All of these antics have left Democrats torn between popping popcorn and enjoying the show and trying to figure out how to either avoid or at least mitigate a shutdown. Publicly and privately, Democrats keep pointing out that every lurch to the right on spending levels McCarthy takes moves him ever further into noncompliance with an agreement he reached with Biden as part of the debt-limit deal. They’re not inclined to help him out by abandoning their own position, as Politico reports:
Within the White House, aides have settled on a hard-line strategy aimed at pressuring McCarthy to stick to a spending deal he struck with Biden back in May rather than attempt to patch together a new bipartisan bill. “We agreed to the budget deal and a deal is a deal — House GOP should abide by it,” said a White House official granted anonymity to discuss the private calculations.

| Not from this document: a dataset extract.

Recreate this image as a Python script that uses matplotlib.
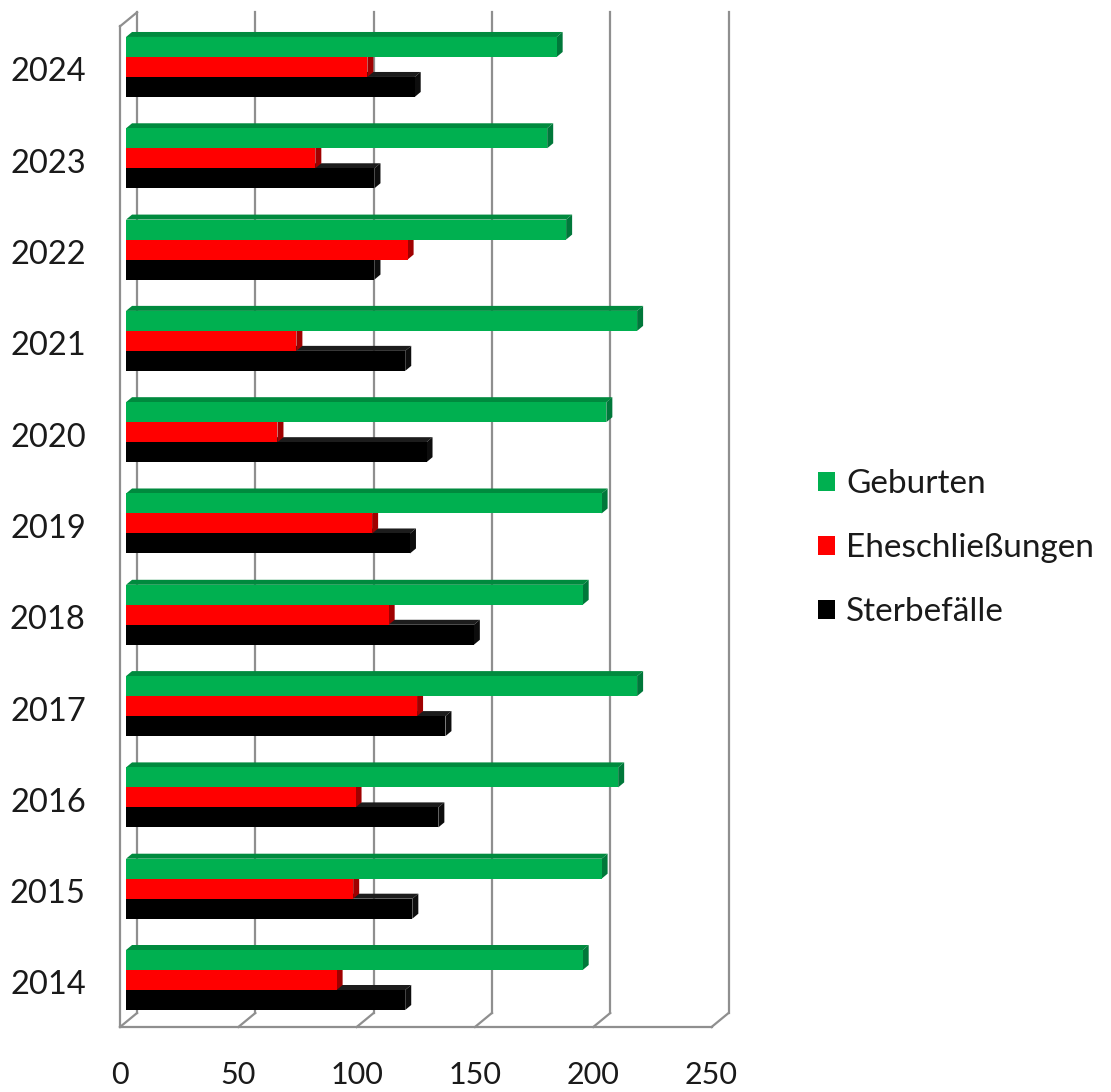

Their “chaos is making the case that they are responsible if there is a shutdown.”
House Democrats may have an even trickier decision to make: If a motion to vacate the chair is offered, do they stand aside and watch McCarthy crash, or save his bacon? That remains unclear.
As House Republicans flail, we will continue to hear talk of some centrist proposal (likely emanating from the bipartisan Problem Solvers Caucus) to bypass McCarthy and pass at least a stopgap spending bill with votes from virtually all Democrats and a handful of Republicans. But the Republicans necessary to pull off that stunt are loath to abandon McCarthy to a certain political death and don’t particularly want to go into a crucial election year with a totally divided party. There’s also no guarantee such a politically expensive deal would be accepted by the Senate and the White House.
It’s all quite the mess, though arguably it has been inevitable ever since McCarthy sold off all his freedom of maneuver in order to become Speaker after 15 ballots in January. It’s fitting that Trump may play a role in ensuring that Congress literally becomes a swamp of dangerous dysfunction as he plans to return to Washington and sweep it all away.